• [Requirement]
Retype the opening lines of the data exactly, stopping after the line that contains "BREAK, K = 8.0, 0.278". Skip every picture.

***** Records for this exercise

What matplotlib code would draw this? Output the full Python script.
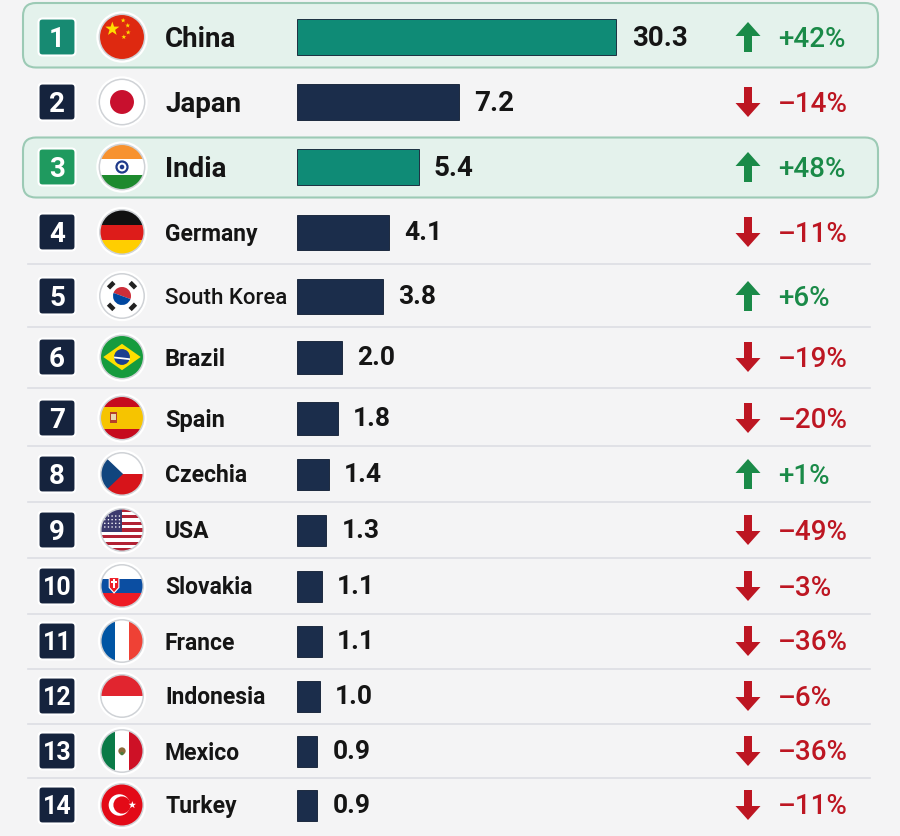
import numpy as np
import matplotlib
matplotlib.use("Agg")
import matplotlib.pyplot as plt
from matplotlib.patches import Circle, Rectangle, Polygon, FancyBboxPatch, FancyArrow, Wedge

# ---------------- data ----------------
ranks = [1, 2, 3, 4, 5, 6, 7, 8, 9, 10, 11, 12, 13, 14]
countries = ["China", "Japan", "India", "Germany", "South Korea", "Brazil", "Spain",
             "Czechia", "USA", "Slovakia", "France", "Indonesia", "Mexico", "Turkey"]
values = [30.3, 7.2, 5.4, 4.1, 3.8, 2.0, 1.8, 1.4, 1.3, 1.1, 1.1, 1.0, 0.9, 0.9]
changes = [42, -14, 48, -11, 6, -19, -20, 1, -49, -3, -36, -6, -36, -11]
highlighted = ["China", "India"]

# ---------------- layout (pixels) ----------------
W, H = 900, 837
row_y = [38, 103, 168, 233, 297, 358, 419, 475, 531, 587, 642, 697, 752, 806]
bar_h = [36, 36, 36, 35, 35, 33, 33, 31, 31, 31, 31, 31, 31, 31]
flag_r = [23, 23, 23, 22.5, 22.5, 22, 22, 21.5, 21.5, 21.5, 21.5, 21.5, 21.5, 21.5]
name_fs = [20, 20, 20, 16.5, 16, 17, 17, 16.5, 16.5, 16.5, 16.5, 16.5, 16.5, 16.5]
name_wt = ["bold"] * 4 + ["medium"] + ["bold"] * 9
BAR_LEFT = 297
PX_PER_UNIT = 22.5
BREAK, K = 8.0, 0.278

NAVY = "#1b2d4b"
BADGE_NAVY = "#15233d"
TEAL = "#0f8b76"
BADGE_TEAL = "#178a72"
BADGE_GREEN = "#1f9a5f"
UP = "#1a8a48"
DOWN = "#bd1622"
FONT = "Roboto"

fig = plt.figure(figsize=(W / 100, H / 100), dpi=100)
fig.patch.set_facecolor("#f4f4f5")
ax = fig.add_axes([0, 0, 1, 1])
ax.set_xlim(0, W)
ax.set_ylim(H, 0)
ax.axis("off")


def star(cx, cy, R, rot=0.0):
    pts = []
    for i in range(10):
        rr = R if i % 2 == 0 else R * 0.40
        a = -np.pi / 2 + i * np.pi / 5 + rot
        pts.append((cx + rr * np.cos(a), cy + rr * np.sin(a)))
    return pts


def draw_flag(name, cx, cy, r):
    clip = Circle((cx, cy), r, transform=ax.transData)
    parts = []

    def rect(x0, y0, w, h, c):
        parts.append(Rectangle((x0, y0), w, h, facecolor=c, edgecolor="none"))

    def poly(pts, c):
        parts.append(Polygon(pts, closed=True, facecolor=c, edgecolor="none"))

    def circ(x, y, rr, c, ec="none", lw=0):
        parts.append(Circle((x, y), rr, facecolor=c, edgecolor=ec, lw=lw))

    L, T, D = cx - r, cy - r, 2 * r
    if name == "China":
        rect(L, T, D, D, "#de2910")
        poly(star(cx - 0.42 * r, cy - 0.35 * r, 0.32 * r), "#ffde00")
        for (dx, dy) in [(0.05, -0.72), (0.25, -0.5), (0.27, -0.2), (0.08, 0.0)]:
            poly(star(cx + dx * r, cy + dy * r, 0.11 * r), "#ffde00")
    elif name == "Japan":
        rect(L, T, D, D, "white")
        circ(cx, cy, 0.52 * r, "#c8102e")
    elif name == "India":
        rect(L, T, D, D / 3, "#f7922f")
        rect(L, T + D / 3, D, D / 3, "white")
        rect(L, T + 2 * D / 3, D, D / 3, "#1d8a2e")
        circ(cx, cy, 0.24 * r, "none", ec="#1f3a8a", lw=1.6)
        circ(cx, cy, 0.1 * r, "#1f3a8a")
    elif name == "Germany":
        rect(L, T, D, D / 3, "#111111")
        rect(L, T + D / 3, D, D / 3, "#dd1c1a")
        rect(L, T + 2 * D / 3, D, D / 3, "#ffce00")
    elif name == "South Korea":
        rect(L, T, D, D, "white")
        parts.append(Wedge((cx, cy), 0.4 * r, 180 + 20, 360 + 20, facecolor="#cd2e3a", edgecolor="none"))
        parts.append(Wedge((cx, cy), 0.4 * r, 20, 180 + 20, facecolor="#0047a0", edgecolor="none"))
        for ang in [45, 135, 225, 315]:
            a = np.deg2rad(ang)
            px, py = cx + 0.68 * r * np.cos(a), cy + 0.68 * r * np.sin(a)
            s = 0.17 * r
            rot = a + np.pi / 2
            pts = []
            for (u, v) in [(-s, -s * 0.6), (s, -s * 0.6), (s, s * 0.6), (-s, s * 0.6)]:
                pts.append((px + u * np.cos(rot) - v * np.sin(rot), py + u * np.sin(rot) + v * np.cos(rot)))
            poly(pts, "#222222")
    elif name == "Brazil":
        rect(L, T, D, D, "#169b3e")
        poly([(cx - 0.85 * r, cy), (cx, cy - 0.6 * r), (cx + 0.85 * r, cy), (cx, cy + 0.6 * r)], "#fedf00")
        circ(cx, cy, 0.36 * r, "#1b3f8f")
        poly([(cx - 0.36 * r, cy - 0.02 * r), (cx + 0.36 * r, cy + 0.06 * r),
              (cx + 0.36 * r, cy + 0.14 * r), (cx - 0.36 * r, cy + 0.06 * r)], "white")
    elif name == "Spain":
        rect(L, T, D, D / 4, "#c60b1e")
        rect(L, T + D / 4, D, D / 2, "#f6c400")
        rect(L, T + 3 * D / 4, D, D / 4, "#c60b1e")
        rect(cx - 0.55 * r, cy - 0.28 * r, 0.34 * r, 0.5 * r, "#b5402a")
        rect(cx - 0.48 * r, cy - 0.18 * r, 0.2 * r, 0.28 * r, "#e8d9b0")
    elif name == "Czechia":
        rect(L, T, D, r, "white")
        rect(L, cy, D, r, "#d7141a")
        poly([(L, T), (cx + 0.05 * r, cy), (L, T + D)], "#11457e")
    elif name == "USA":
        sh = D / 13
        for i in range(13):
            rect(L, T + i * sh, D, sh, "#b22234" if i % 2 == 0 else "white")
        rect(L, T, r * 1.0, sh * 7, "#3c3b6e")
        for i in range(4):
            for j in range(5):
                circ(L + 0.2 * r + j * 0.17 * r, T + 0.35 * r + i * 0.17 * r, 0.035 * r, "white")
    elif name == "Slovakia":
        rect(L, T, D, D / 3, "white")
        rect(L, T + D / 3, D, D / 3, "#0b4ea2")
        rect(L, T + 2 * D / 3, D, D / 3, "#ee1c25")
        sx, sw, st = cx - 0.62 * r, 0.5 * r, cy - 0.42 * r
        poly([(sx, st), (sx + sw, st), (sx + sw, st + 0.5 * r),
              (sx + sw / 2, st + 0.78 * r), (sx, st + 0.5 * r)], "white")
        poly([(sx + 0.05 * r, st + 0.05 * r), (sx + sw - 0.05 * r, st + 0.05 * r),
              (sx + sw - 0.05 * r, st + 0.48 * r), (sx + sw / 2, st + 0.7 * r),
              (sx + 0.05 * r, st + 0.48 * r)], "#ee1c25")
        rect(sx + sw / 2 - 0.04 * r, st + 0.1 * r, 0.08 * r, 0.4 * r, "white")
        rect(sx + sw / 2 - 0.14 * r, st + 0.2 * r, 0.28 * r, 0.06 * r, "white")
    elif name == "France":
        rect(L, T, D / 3, D, "#0055a4")
        rect(L + D / 3, T, D / 3, D, "white")
        rect(L + 2 * D / 3, T, D / 3, D, "#ef4135")
    elif name == "Indonesia":
        rect(L, T, D, r, "#e1252f")
        rect(L, cy, D, r, "white")
    elif name == "Mexico":
        rect(L, T, D / 3, D, "#0a7a47")
        rect(L + D / 3, T, D / 3, D, "white")
        rect(L + 2 * D / 3, T, D / 3, D, "#ce1126")
        circ(cx, cy, 0.17 * r, "#8a6a3a")
        circ(cx, cy + 0.12 * r, 0.08 * r, "#4b7a3a")
    elif name == "Turkey":
        rect(L, T, D, D, "#e30a17")
        circ(cx - 0.12 * r, cy, 0.5 * r, "white")
        circ(cx + 0.0 * r, cy, 0.4 * r, "#e30a17")
        poly(star(cx + 0.48 * r, cy, 0.18 * r, rot=-np.pi / 2 + np.pi / 5 * 0.5), "white")

    for p in parts:
        ax.add_patch(p)
        p.set_clip_path(clip)
    ax.add_patch(Circle((cx, cy), r, facecolor="none", edgecolor="#cfd2d6", lw=1.5, zorder=5))
    ax.add_patch(Circle((cx, cy), r + 1.6, facecolor="none", edgecolor="white", lw=1.6, zorder=5))


# ---------------- highlight boxes ----------------
n = len(countries)
bounds = [0] + [(row_y[i] + row_y[i + 1]) / 2 for i in range(n - 1)] + [H]
for i, c in enumerate(countries):
    if c in highlighted:
        y0 = bounds[i] + 3 if i > 0 else 4
        y1 = bounds[i + 1] - 2
        ax.add_patch(FancyBboxPatch((23, y0), 855, y1 - y0,
                                    boxstyle="round,pad=0,rounding_size=13",
                                    facecolor="#e4f2ec", edgecolor="#9ccab5", lw=1.5, zorder=0.5))

# separators between plain rows
for i in range(n - 1):
    if countries[i] in highlighted or countries[i + 1] in highlighted:
        continue
    ax.plot([28, 870], [bounds[i + 1], bounds[i + 1]], color="#dcdee4", lw=1.2, zorder=0.6)

# ---------------- rows ----------------
for i, (rk, c, ch) in enumerate(zip(ranks, countries, changes)):
    y = row_y[i]
    if c == "China":
        bc = BADGE_TEAL
    elif c in highlighted:
        bc = BADGE_GREEN
    else:
        bc = BADGE_NAVY
    s = 37
    ax.add_patch(FancyBboxPatch((57 - s / 2, y - s / 2), s, s,
                                boxstyle="round,pad=0,rounding_size=4",
                                facecolor=bc, edgecolor="white", lw=1.5, zorder=2))
    ax.text(57, y + 1, str(rk), ha="center", va="center", color="white",
            fontsize=20 if rk < 10 else 18, fontweight="bold", family=FONT, zorder=3)
    draw_flag(c, 122, y, flag_r[i])
    ax.text(165, y + 1, c, ha="left", va="center", color="#151515",
            fontsize=name_fs[i], fontweight=name_wt[i], family=FONT, zorder=3)
    # arrow
    if ch >= 0:
        ax.add_patch(FancyArrow(748, y + 15, 0, -30, width=8, head_width=25, head_length=14,
                                length_includes_head=True, facecolor=UP, edgecolor="none", zorder=3))
        col, lab = UP, f"+{ch}%"
    else:
        ax.add_patch(FancyArrow(748, y - 15, 0, 30, width=8, head_width=25, head_length=14,
                                length_includes_head=True, facecolor=DOWN, edgecolor="none", zorder=3))
        col, lab = DOWN, f"\u2013{abs(ch)}%"
    ax.text(778, y + 1, lab, ha="left", va="center", color=col,
            fontsize=20, fontweight="medium", family=FONT, zorder=3)

# ---------------- bars (broken linear scale) ----------------
def fwd(x):
    x = np.asarray(x, dtype=float)
    return np.where(x <= BREAK, x, BREAK + (x - BREAK) * K)


def inv(y):
    y = np.asarray(y, dtype=float)
    return np.where(y <= BREAK, y, BREAK + (y - BREAK) / K)


axb = fig.add_axes([BAR_LEFT / W, 0, (W - BAR_LEFT) / W, 1])
axb.patch.set_alpha(0)
axb.set_xscale("function", functions=(fwd, inv))
xmax_scaled = (W - BAR_LEFT) / PX_PER_UNIT
axb.set_xlim(0, float(inv(xmax_scaled)))
axb.set_ylim(H, 0)
axb.axis("off")
colors = [TEAL if c in highlighted else NAVY for c in countries]
axb.barh(row_y, values, height=bar_h, color=colors, edgecolor="#0d1a30", linewidth=0.6, left=0)
for i, v in enumerate(values):
    axb.annotate(f"{v:.1f}", xy=(v, row_y[i]), xytext=(11, 0), textcoords="offset points",
                 ha="left", va="center", fontsize=20 if i < 3 else 19, fontweight="bold",
                 family=FONT, color="#151515", annotation_clip=False)

fig.savefig("out.png", dpi=100, facecolor=fig.get_facecolor())
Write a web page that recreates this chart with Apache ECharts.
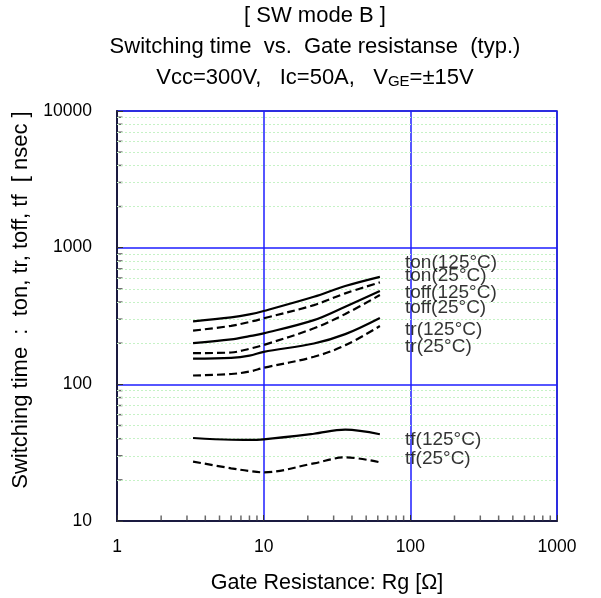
<!DOCTYPE html>
<html><head><meta charset="utf-8">
<script src="https://cdn.jsdelivr.net/npm/echarts@6/dist/echarts.min.js"></script>
<style>html,body{margin:0;padding:0;background:#fff}#c{width:601px;height:598px}</style>
</head><body><div id="c"></div>
<script>
// Gate resistance sample points [Ω]
const rg = [3.3, 6, 8, 10, 22, 36, 62];
// Switching times [nsec]
const ton125  = [289, 309, 325, 344, 437, 524, 612];
const ton25   = [247, 268, 286, 304, 380, 463, 557];
const toff125 = [200, 213, 225, 236, 295, 370, 482];
const toff25  = [169, 171, 182, 194, 257, 327, 450];
const tr125   = [154, 156, 162, 173, 199, 233, 306];
const tr25    = [116, 119, 124, 132, 159, 193, 267];
const tf125   = [40.5, 39.3, 39.2, 39.6, 43.5, 46.6, 43.1];
const tf25    = [27.2, 24.3, 23.2, 22.7, 26.4, 29.2, 26.9];
// curve labels: [Rg, time, text]
const curveLabels = [
  [92, 771, 'ton(125°C)'], [92, 620, 'ton(25°C)'],
  [92, 466, 'toff(125°C)'], [92, 361, 'toff(25°C)'],
  [92, 249, 'tr(125°C)'], [92, 187, 'tr(25°C)'],
  [92, 39.2, 'tf(125°C)'], [92, 28.4, 'tf(25°C)']
];
// tick labels / minor grid
const xTicks = [1, 10, 100, 1000];
const yTicks = [10, 100, 1000, 10000];
const xMinor = [2,3,4,5,6,7,8,9,20,30,40,50,60,70,80,90,200,300,400,500,600,700,800,900];
const yMinor = [20,30,40,50,60,70,80,90,200,300,400,500,600,700,800,900,2000,3000,4000,5000,6000,7000,8000,9000];

const FONT = 'Liberation Sans, Arial, sans-serif';
const pair = (ys) => rg.map((x, i) => [x, ys[i]]);
function curve(name, ys, dashed) {
  return {
    name, type: 'line', data: pair(ys), smooth: 0.35, symbol: 'none', z: 5,
    lineStyle: { color: '#000', width: 2.2, type: dashed ? [8, 4] : 'solid' }
  };
}
const chart = echarts.init(document.getElementById('c'));
chart.setOption({
  animation: false,
  backgroundColor: '#fff',
  graphic: [
    { type: 'text', x: 315, y: 16, style: { text: '[ SW mode B ]', font: '22px ' + FONT, fill: '#000', textAlign: 'center', textVerticalAlign: 'middle' } },
    { type: 'text', x: 315, y: 47, style: { text: 'Switching time  vs.  Gate resistanse  (typ.)', font: '22px ' + FONT, fill: '#000', textAlign: 'center', textVerticalAlign: 'middle' } },
    { type: 'text', x: 315, y: 78, style: {
      text: 'Vcc=300V,   Ic=50A,   V{s|GE}=±15V', font: '22px ' + FONT, fill: '#000', textAlign: 'center', textVerticalAlign: 'middle',
      rich: { s: { fontSize: 15, fontFamily: FONT, fill: '#000', verticalAlign: 'bottom', padding: [5, 0, 0, 0] } } } }
  ],
  grid: { left: 117, right: 44, top: 111, bottom: 77, containLabel: false, outerBoundsMode: 'none',
    show: true, borderColor: '#2a2a5a', borderWidth: 1.5 },
  xAxis: {
    type: 'log', logBase: 10, min: 1, max: 1000,
    name: 'Gate Resistance: Rg [Ω]', nameLocation: 'middle', nameGap: 51,
    nameTextStyle: { fontSize: 21.5, fontFamily: FONT, color: '#000', padding: [0, 20, 0, 0] },
    axisLine: { show: true, onZero: false, lineStyle: { color: '#1a1a40', width: 2 } },
    axisTick: { show: true, inside: true, length: 6, lineStyle: { color: '#333' } },
    axisLabel: { fontSize: 17.5, fontFamily: FONT, color: '#000', margin: 17, formatter: v => String(Math.round(v)) },
    splitLine: { show: true, lineStyle: { color: '#1e1eff', width: 1.5 } }
  },
  yAxis: {
    type: 'log', logBase: 10, min: 10, max: 10000,
    name: 'Switching time  :  ton, tr, toff, tf  [ nsec ]', nameLocation: 'middle', nameGap: 75,
    nameTextStyle: { fontSize: 22, fontFamily: FONT, color: '#000', padding: [0, 0, 0, 32] },
    axisLine: { show: true, onZero: false, lineStyle: { color: '#1a1a40', width: 2 } },
    axisTick: { show: true, inside: true, length: 6, lineStyle: { color: '#333' } },
    axisLabel: { fontSize: 17.5, fontFamily: FONT, color: '#000', margin: 25, formatter: v => String(Math.round(v)) },
    splitLine: { show: true, lineStyle: { color: '#1e1eff', width: 1.5 } }
  },
  series: [
    {
      type: 'scatter', data: [], silent: true, z: 1,
      markLine: {
        silent: true, symbol: 'none', label: { show: false }, animation: false,
        lineStyle: { color: '#c6f2c6', type: [2, 2], width: 1 },
        data: yMinor.map(v => ({ yAxis: v }))
      }
    },
    {
      type: 'scatter', silent: true, clip: false, z: 3,
      data: yMinor.map(v => [1, v]), symbol: 'rect', symbolSize: [5, 1.5], symbolOffset: [3, 0],
      itemStyle: { color: '#444' }
    },
    {
      type: 'scatter', silent: true, clip: false, z: 3,
      data: xMinor.map(v => [v, 10]), symbol: 'rect', symbolSize: [1.5, 5], symbolOffset: [0, -3],
      itemStyle: { color: '#444' }
    },
    curve('ton(125°C)', ton125, false),
    curve('ton(25°C)', ton25, true),
    curve('toff(125°C)', toff125, false),
    curve('toff(25°C)', toff25, true),
    curve('tr(125°C)', tr125, false),
    curve('tr(25°C)', tr25, true),
    curve('tf(125°C)', tf125, false),
    curve('tf(25°C)', tf25, true),
    {
      type: 'scatter', silent: true, clip: false, z: 6, symbolSize: 0,
      data: curveLabels,
      label: { show: true, position: 'right', distance: 0, fontSize: 19, fontFamily: FONT, color: '#000',
        formatter: p => p.data[2] }
    }
  ]
});
</script></body></html>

**********

• [Exercise answer]
What matplotlib code would draw this? Output the full Python script.
import numpy as np
import matplotlib
matplotlib.use("Agg")
import matplotlib.pyplot as plt
from matplotlib.patches import Circle, Rectangle, Polygon, FancyBboxPatch, FancyArrow, Wedge

# ---------------- data ----------------
ranks = [1, 2, 3, 4, 5, 6, 7, 8, 9, 10, 11, 12, 13, 14]
countries = ["China", "Japan", "India", "Germany", "South Korea", "Brazil", "Spain",
             "Czechia", "USA", "Slovakia", "France", "Indonesia", "Mexico", "Turkey"]
values = [30.3, 7.2, 5.4, 4.1, 3.8, 2.0, 1.8, 1.4, 1.3, 1.1, 1.1, 1.0, 0.9, 0.9]
changes = [42, -14, 48, -11, 6, -19, -20, 1, -49, -3, -36, -6, -36, -11]
highlighted = ["China", "India"]

# ---------------- layout (pixels) ----------------
W, H = 900, 837
row_y = [38, 103, 168, 233, 297, 358, 419, 475, 531, 587, 642, 697, 752, 806]
bar_h = [36, 36, 36, 35, 35, 33, 33, 31, 31, 31, 31, 31, 31, 31]
flag_r = [23, 23, 23, 22.5, 22.5, 22, 22, 21.5, 21.5, 21.5, 21.5, 21.5, 21.5, 21.5]
name_fs = [20, 20, 20, 16.5, 16, 17, 17, 16.5, 16.5, 16.5, 16.5, 16.5, 16.5, 16.5]
name_wt = ["bold"] * 4 + ["medium"] + ["bold"] * 9
BAR_LEFT = 297
PX_PER_UNIT = 22.5
BREAK, K = 8.0, 0.278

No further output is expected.